With band activity continuing sporadically throughout the making of the record, there was bound to be some overlap between Animal Collective and Avey Tare, even if this feels like one of Dave’s less markedly experimental efforts. “The ‘Sung Tongs’ tour was kind of going on at the same time, and we did a few shows that were around Tangerine Reef, and then the other thing is that I was already working on the next Animal Collective album with Josh [Dibb] and Brian [Weitz],” he reveals. “So, as much as I don’t notice it until I step back and examine it all, there does tend to be some crossover. I wrote ‘Our Little Chapter’ on a Juno-60 keyboard at the same time as a lot of the new Animal Collective stuff, so that’s maybe an indication of where we’re going.”
Before that, though, he’ll take ‘Cows on Hourglass Pond’ on the road, with a twelve-date US run kicking off this week. He’ll be joined by Josh and Animal Collective’s touring drummer, Jeremy Hyman, in what sounds far more like a traditional band setup than the group’s fans might be used to. “It’s a very organic record, so I want to keep that feeling on stage; I’ve put a band together so that the songs will be true to the studio versions. I haven’t done a lot of solo touring, so it feels like I’m starting from scratch in terms of getting an audience out to the shows.”

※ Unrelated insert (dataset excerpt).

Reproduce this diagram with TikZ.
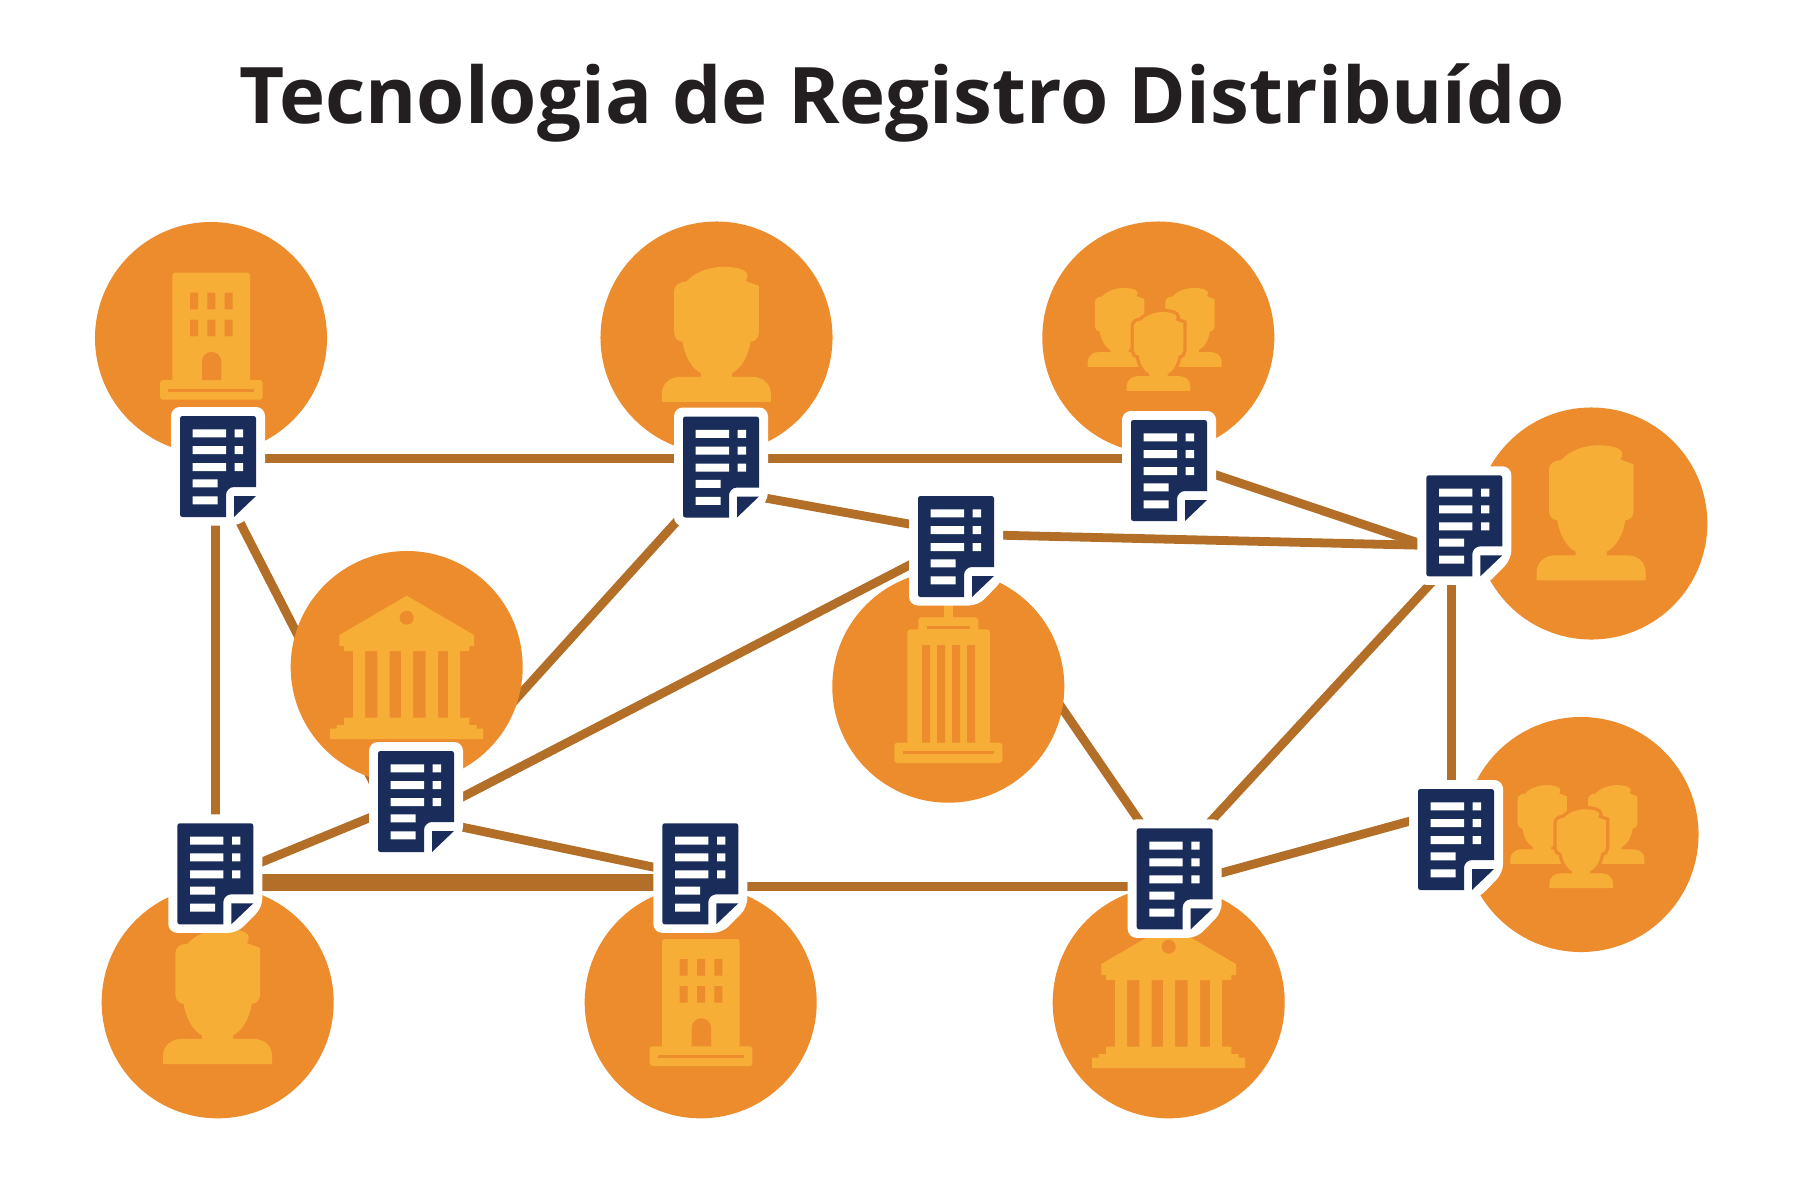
\documentclass[tikz,border=0pt]{standalone}
\usepackage{fontspec}
\setmainfont{Open Sans}
\definecolor{orb}{HTML}{EC8C2C}
\definecolor{yel}{HTML}{F7AE37}
\definecolor{linkc}{HTML}{B36E28}
\definecolor{navy}{HTML}{1A2D5A}
\definecolor{ink}{HTML}{231F20}
\newcommand{\manpath}{(-54.7,64.4) -- (-54.7,56) .. controls (-54.7,46) and (-46,39.3) .. (-36,39.3) -- (-15.7,39.3) -- (-15.7,35.7) .. controls (-25,31) and (-32,18) .. (-34,4.3) .. controls (-39,4) and (-42.3,0) .. (-42.3,-5) -- (-42.3,-47) .. controls (-42.3,-52) and (-37,-56) .. (-30,-56) .. controls (-22,-65) and (-8,-70.7) .. (7,-70.7) .. controls (20,-70.7) and (31,-68) .. (31,-62) .. controls (31,-59.5) and (30,-58) .. (29,-56.5) -- (42.3,-51.7) -- (42.3,-5) .. controls (42.3,0) and (39,4) .. (34,4.3) .. controls (32,18) and (25,31) .. (15.3,35.7) -- (15.3,39.3) -- (36,39.3) .. controls (46,39.3) and (54.3,46) .. (54.3,56) -- (54.3,64.4) -- cycle}
\tikzset{
  orbnode/.style={circle,fill=orb,inner sep=0pt,minimum size=9.28cm},
  docbox/.style={inner sep=0pt,minimum width=3.76cm,minimum height=4.76cm},
  conn/.style={draw=linkc,line width=10pt},
  connthick/.style={draw=linkc,line width=19.4pt},
  soft/.style={rounded corners=3.4pt},
  docicon/.pic={
    \begin{scope}[shift={(-38,-50.5)}]
      \fill[white,rounded corners=10pt] (-9,-9) -- (85,-9) -- (85,84) -- (60,109.5) -- (-9,109.5) -- cycle;
      \fill[navy] (46,101) -- (2.5,101) .. controls (1,101) and (0,100) .. (0,98.5) -- (0,2.5) .. controls (0,1) and (1,0) .. (2.5,0) -- (73.5,0) .. controls (75,0) and (76,1) .. (76,2.5) -- (76,71) -- (54,71) .. controls (49.6,71) and (46,74.6) .. (46,79) -- cycle;
      \fill[navy] (54,80) -- (76,80) -- (54,101) -- cycle;
      \fill[white] (12.7,13.3) rectangle (46,21.3) (12.7,30) rectangle (46,38) (12.7,47) rectangle (46,55)
        (12.7,63.3) rectangle (37.7,71.3) (12.7,80.3) rectangle (37.7,88.3)
        (54.7,13.3) rectangle (63,21.3) (54.7,30) rectangle (63,38) (54.7,47) rectangle (63,55);
    \end{scope}
  },
  bldgicon/.pic={
    \fill[yel,soft] (-38.7,44) -- (-38.7,-65.3) -- (39,-65.3) -- (39,44) -- cycle;
    \fill[yel,soft] (-51,42) rectangle (51.7,61.7);
    \fill[orb] (-42.7,50.7) rectangle (43.3,53.7);
    \fill[orb] (-21,-45.3) rectangle (-13,-28.7) (-3.7,-45.3) rectangle (4.3,-28.7) (13.7,-45.3) rectangle (21.7,-28.7)
      (-21,-18.3) rectangle (-13,-1.7) (-3.7,-18.3) rectangle (4.3,-1.7) (13.7,-18.3) rectangle (21.7,-1.7);
    \fill[orb] (-9,42) -- (-9,24) .. controls (-9,18) and (-5,14) .. (0.6,14) .. controls (6,14) and (10.3,18) .. (10.3,24) -- (10.3,42) -- cycle;
  },
  manicon/.pic={
    \fill[yel] \manpath;
  },
  groupicon/.pic={
    \begin{scope}[shift={(-38.7,-8.3)},scale=.583]
      \fill[yel] \manpath;
    \end{scope}
    \begin{scope}[shift={(31.7,-8.3)},scale=.583]
      \fill[yel] \manpath;
    \end{scope}
    \begin{scope}[shift={(0.3,15.8)},scale=.583]
      \draw[orb,line width=7.5pt] \manpath;
      \fill[yel] \manpath;
    \end{scope}
  },
  bankicon/.pic={
    \fill[yel] (0,-71.3) -- (67.3,-32) -- (67.3,-21) -- (62.7,-21) -- (62.7,-16) -- (-62.7,-16) -- (-62.7,-21) -- (-67.3,-21) -- (-67.3,-32) -- cycle;
    \fill[orb] (0,-49.3) circle[radius=7];
    \fill[yel] (-53.7,-16.5) rectangle (-41.7,51) (-29.3,-16.5) rectangle (-17,51) (-5.7,-16.5) rectangle (6.3,51) (19,-16.5) rectangle (31.3,51) (41.3,-16.5) rectangle (53.3,51);
    \fill[yel] (-62.7,50.7) -- (62.7,50.7) -- (62.7,58) -- (70,58) -- (70,61.7) -- (76.5,61.7) -- (76.5,72) -- (-76.5,72) -- (-76.5,61.7) -- (-70,61.7) -- (-70,58) -- (-62.7,58) -- cycle;
  },
  towericon/.pic={
    \fill[yel] (-4.3,-95) rectangle (4.7,-68);
    \fill[yel,soft] (-30,-55) -- (-30,-69.3) -- (30,-69.3) -- (30,-55) -- cycle;
    \fill[yel,soft] (-41,58) -- (-41,-57.3) -- (41.7,-57.3) -- (41.7,58) -- cycle;
    \fill[yel,soft] (-54,56) rectangle (54,76.3);
    \fill[orb] (-21.3,-60.7) rectangle (21.7,-57.7);
    \fill[orb] (-26.3,-41.7) rectangle (-18.3,56) (-11.3,-41.7) rectangle (-3.3,56) (3.7,-41.7) rectangle (11.7,56) (18.7,-41.7) rectangle (26.7,56);
    \fill[orb] (-45.3,64.3) rectangle (45.7,67.3);
  }
}
\begin{document}
\begin{tikzpicture}[x=.04cm,y=-.04cm]
\useasboundingbox (0,0) rectangle (1810,1197);
\fill[white] (0,0) rectangle (1810,1197);
\node[anchor=base,inner sep=0pt,text=ink,font=\fontsize{88.8}{100}\selectfont\bfseries] (title) at (902,123) {Tecnologia de Registro Distribuído};
% anchors of the ledger documents
\node[docbox] (dA) at (218,466.5) {};
\node[docbox] (dB) at (721,467) {};
\node[docbox] (dC) at (1169,470.5) {};
\node[docbox] (dD) at (1464.3,525.8) {};
\node[docbox] (dE) at (956,546.5) {};
\node[docbox] (dF) at (416,801.5) {};
\node[docbox] (dG) at (215.3,873.8) {};
\node[docbox] (dH) at (700.3,873.8) {};
\node[docbox] (dI) at (1174.7,878.8) {};
\node[docbox] (dJ) at (1456,839.5) {};
% connectors
\draw[conn] ([shift={(0,-8)}]dA.center) -- ([shift={(0,-8.5)}]dB.center);
\draw[conn] ([shift={(0,-8.5)}]dB.center) -- ([shift={(0,-12)}]dC.center);
\draw[conn] ([shift={(11,-7.7)}]dC.center) -- ([shift={(-24.3,24.4)}]dD.center);
\draw[conn] ([shift={(24,-11.8)}]dE.center) -- ([shift={(-24.3,19.9)}]dD.center);
\draw[conn] ([shift={(24,27.4)}]dB.center) -- ([shift={(-26,-18.7)}]dE.center);
\draw[conn] ([shift={(-2.7,0)}]dA.center) -- (dG.center);
\draw[conn] ([shift={(5.4,23.5)}]dA.center) -- ([shift={(-33,0)}]dF.center);
\draw[conn] ([shift={(-24.9,33)}]dB.center) -- ([shift={(24,-18.7)}]dF.center);
\draw[conn] ([shift={(14,12.3)}]dF.center) -- ([shift={(-26,7.9)}]dE.center);
\draw[conn] ([shift={(24.7,-2.8)}]dG.center) -- ([shift={(-21,5.8)}]dF.center);
\draw[conn] ([shift={(24,21)}]dF.center) -- ([shift={(-20.3,-1.1)}]dH.center);
\draw[connthick] ([shift={(0,8.7)}]dG.center) -- ([shift={(0,8.7)}]dH.center);
\draw[conn] ([shift={(0,12.7)}]dH.center) -- ([shift={(0,7.7)}]dI.center);
\draw[conn] ([shift={(25.3,0)}]dI.center) -- ([shift={(-26,-23.9)}]dJ.center);
\draw[conn] ([shift={(-12.6,0)}]dD.center) -- ([shift={(-4.3,0)}]dJ.center);
\draw[conn] ([shift={(-11.9,34.2)}]dD.center) -- ([shift={(9.6,-28.8)}]dI.center);
\draw[conn] ([shift={(32,53.5)}]dE.center) -- ([shift={(-15.5,-28.8)}]dI.center);
% participants
\node[orbnode] (cA) at (211,338) {};
\node[orbnode] (cB) at (716.5,337.5) {};
\node[orbnode] (cC) at (1158.3,337.5) {};
\node[orbnode] (cD) at (1591.3,523.5) {};
\node[orbnode] (cE) at (948.3,686.7) {};
\node[orbnode] (cF) at (406.7,667) {};
\node[orbnode] (cG) at (217.7,1002.3) {};
\node[orbnode] (cH) at (700.7,1002.3) {};
\node[orbnode] (cI) at (1168.7,1002.3) {};
\node[orbnode,minimum size=9.4cm] (cJ) at (1581,834.5) {};
\pic at (cA.center) {bldgicon};
\pic at (cB.center) {manicon};
\pic at (cC.center) {groupicon};
\pic at ([shift={(0,-7.5)}]cD.center) {manicon};
\pic at (cE.center) {towericon};
\pic at (cF.center) {bankicon};
\pic at ([shift={(0,-2.7)}]cG.center) {manicon};
\pic at ([shift={(0,2)}]cH.center) {bldgicon};
\pic at ([shift={(0,-6.3)}]cI.center) {bankicon};
\pic at ([shift={(0,0.2)}]cJ.center) {groupicon};
% ledger documents
\foreach \d in {dA,dB,dC,dD,dE,dF,dG,dH,dI,dJ}{\pic at (\d.center) {docicon};}
\end{tikzpicture}
\end{document}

Later in the year, meanwhile, Animal Collective will whir back to life. “We have a bunch of demos and the new material that we played at some shows last year in New Orleans, and we’re hoping that’ll progress to us having a lot more new stuff to work at. It’s just a matter of organisation, and getting everybody in the same room. We’re playing Desert Daze in California in October, and we’ll be thinking about playing a lot of older stuff, because it’s the tenth anniversary of ‘Merriweather Post Pavilion’ this year. Hopefully, that’ll be the thing that lights the fire under us and sets us on the road to something new.”
‘Cows on Hourglass Pond’ is out now via Domino.